The main example given for this is the 54-apartment development in Jackson St, Petone, the one where PNBST bought the surplus public land for $2 million and sold it to TWC for $3 million. The story goes that TWC gave PNBST members a “pre-market offer” to some of the properties “on favourable terms” (ie a little below market value). The idea was that teaming up with TWC would lead to opportunities for affordable housing for PNBST's members, of which there are 19,000.

Property records show that one of the PNBST members who bought an apartment was the PNBST chair Wayne Mulligan. A member of Mulligan’s family bought another of the apartments, selling it in less than a year for a $110,000 profit. Another associate of Mullligan bought two of the apartments, through his investment company. A handful of apartments appear to have gone to ordinary Hutt Valley members of the trust.

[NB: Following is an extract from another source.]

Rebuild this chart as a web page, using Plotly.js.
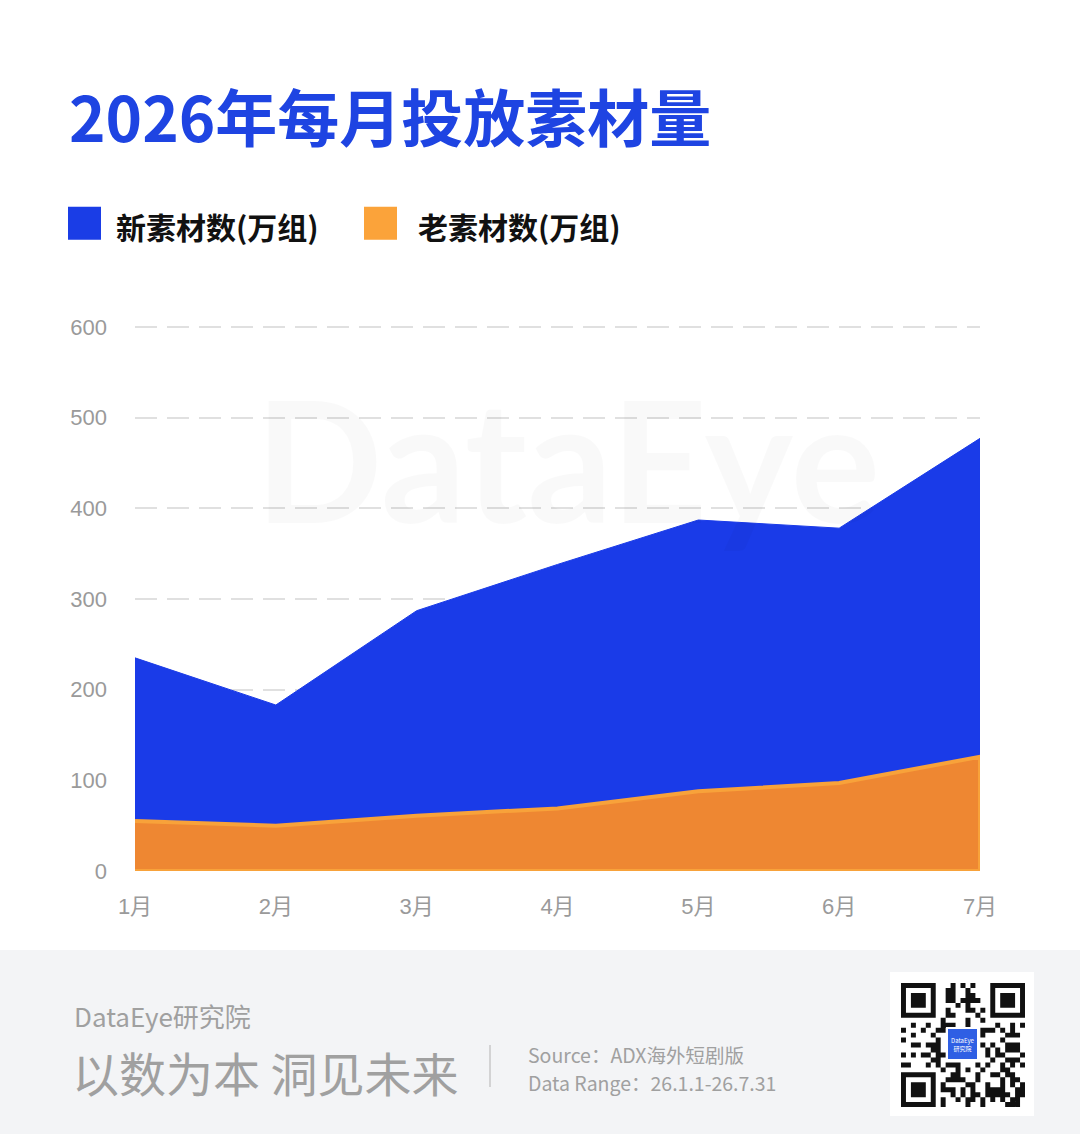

But this is not Māori economic development.

Buildings from a bygone era.  Photo: Lynn Grieveson

9. It could be different

Right now, in 2020, there is a fight going on in Wellington over the future of Shelly Bay and the surrounding park land of the peninsula. There are two court cases challenging the project: the one by local iwi members, including Mau Whenua, trying to undo the sale of the Shelly Bay land; and another by Miramar businesses challenging TWC’s resource consent.

The sale of the Shelly Bay public land to TWC is also in dispute. Although councillors were only asked in 2017 to approve “consultation” on the sale and lease of council land, and were told by council staff “consultation does not commit Council to the broader deal”, council staff are now said to be arguing that there is no need for a further council decision on selling the public land. At some stage a showdown over this question is coming.

Meanwhile the lobbying of councillors has continued in recent weeks, when the current city councillors received a letter purporting to be jointly from two PNBST leaders and TWC. It was signed first by the chairs of two iwi organisations and, modestly in third place, Ian Cassels. It said: “All we ask is that Council honours what was confirmed by elected members in 2017.” It was lobbying today’s councillors to confirm the questionable 2017 decision, described above, to sell and lease the public assets at Shelly Bay to The Wellington Company. The letter said the Shelly Bay project would be “an authentic and mana-enhancing partnership”.

The Wellington Company, increasingly desperate to get the hundreds of million dollar project across the line, had come up with a new initiative to support the concept of an iwi partnership, announcing the company would sponsor a Maori artist in residence at Shelly Bay.

When the PNBST trust board members learned that their chair, Kim Skelton, had signed the letter without asking or even telling them, there was much unhappiness. The feeling that the PNBST board was being used by TWC has been causing increasing strain and heartache. Wayne Mulligan had had to stand down as PNBST chair a few months earlier. Then, a few weeks after signing the lobbying letter, Skelton also resigned as PNBST chair because, her resignation letter said, of the “toxic boardroom environment.” 

Whether you support this land going to million-dollar housing or not, what seems certain is that the future of an important piece of the capital city should not be determined by decisions made like this. The whole Shelly Bay issue has a bad smell.

(Nicky Hager is a Wellington author and investigative journalist. He has taken an interest in the fate of Shelly Bay since many years before the current events.)